Of all the teachings and preachings about this topic, what speaks to my heart the most besides a few powerful scripture verses, is the following by our late Pope Benedict:

“Are we not perhaps all afraid in some way? 
If we let Christ enter fully into our lives, if we open ourselves totally to him, 
are we not afraid that He might take something away from us? 
Are we not perhaps afraid to give up something significant, 
something unique, something that makes life so beautiful? 
Do we not then risk ending up diminished and deprived of our freedom? . . . 
No! 
If we let Christ into our lives, 
we lose nothing, nothing, absolutely nothing 
of what makes life free, beautiful and great. 
No! 
Only in this friendship are the doors of life opened wide. 
Only in this friendship is the great potential of human existence truly revealed. 
Only in this friendship do we experience beauty and liberation.
 And so, today, with great strength and great conviction,
 on the basis of long personal experience of life,
 I say to you, dear young people: Do not be afraid of Christ! 
He takes nothing away, and he gives you everything. 
When we give ourselves to him, we receive a hundredfold in return. 
Yes, open, open wide the doors to Christ
 – and you will find true life.” 

- Pope Benedict XVI

I read this now and I feel the same full-body-goosebumps of challenge and excitement and peace that I felt when I used to read it in college, anxiously discerning whether I had a religious vocation (talk about terrifying!). The older I get in my life, the more I realize how these opportunities for discernment force us to learn so much about God and about ourselves and about His love for us. I don't think I will ever outgrow the need for discernment.

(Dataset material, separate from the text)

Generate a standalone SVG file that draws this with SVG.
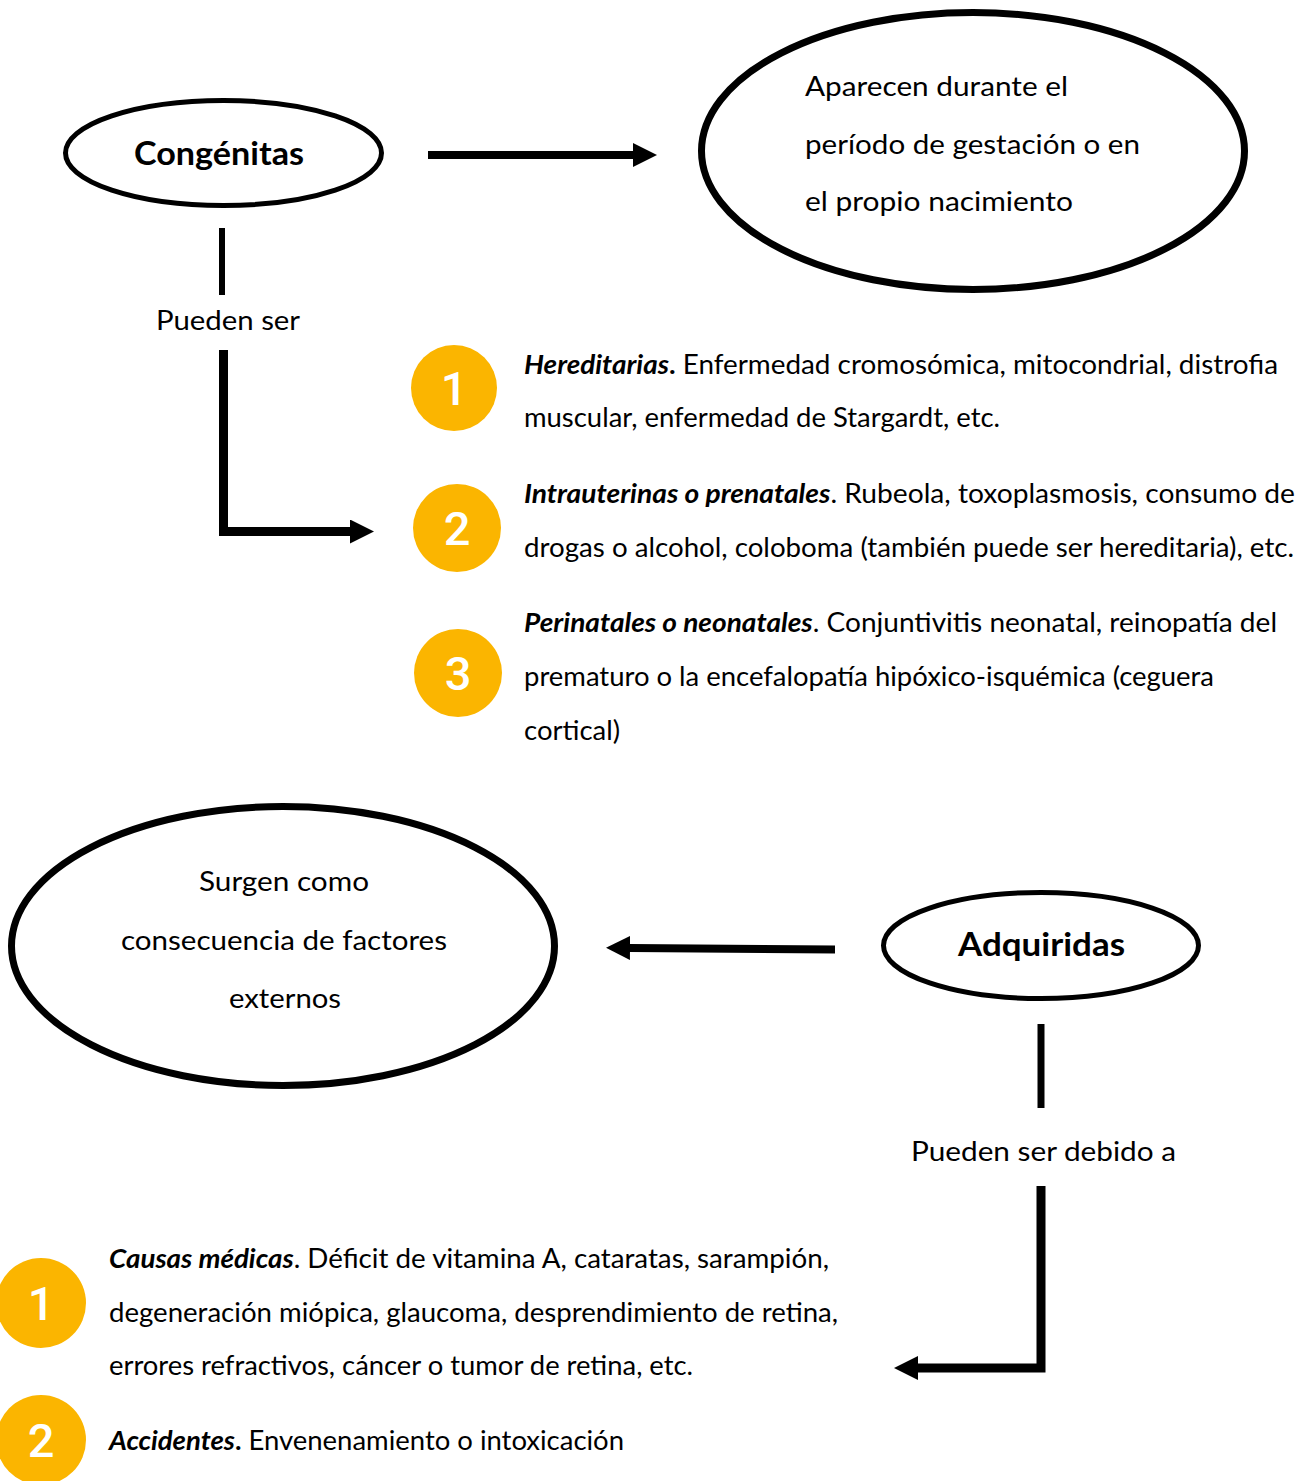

Only in a growing friendship with Christ can we know what He wants for us, for our individual vocations, for our own families. Only in this friendship can we figure out what beautiful life He had in mind for us when He created us. I don't think it should ever just be a "track" that we resign ourselves to riding out without any further deliberation. And certainly never through gritted teeth and clenched fists. It may look small and unheroic in comparison to someone else's... or it may look crazy and chaotic!... but if you and your spouse take the time and embrace the freedom to discern what is God's will for you, then I believe your life will be beautiful and free and great.

This, to me, is what Being Open to Life is all about. This is why I picked this controversial catchphrase to be the title for my very simple and easygoing blog... because I am doing this, in my own way, in every area of my life, and I want that to be the defining essence of my life as my little family grows up. Its about figuring out daily, in the joys and tears of the present moment, what exactly is the Abundant Life God has in mind for you and your own family, and choosing to say yes with a grateful heart.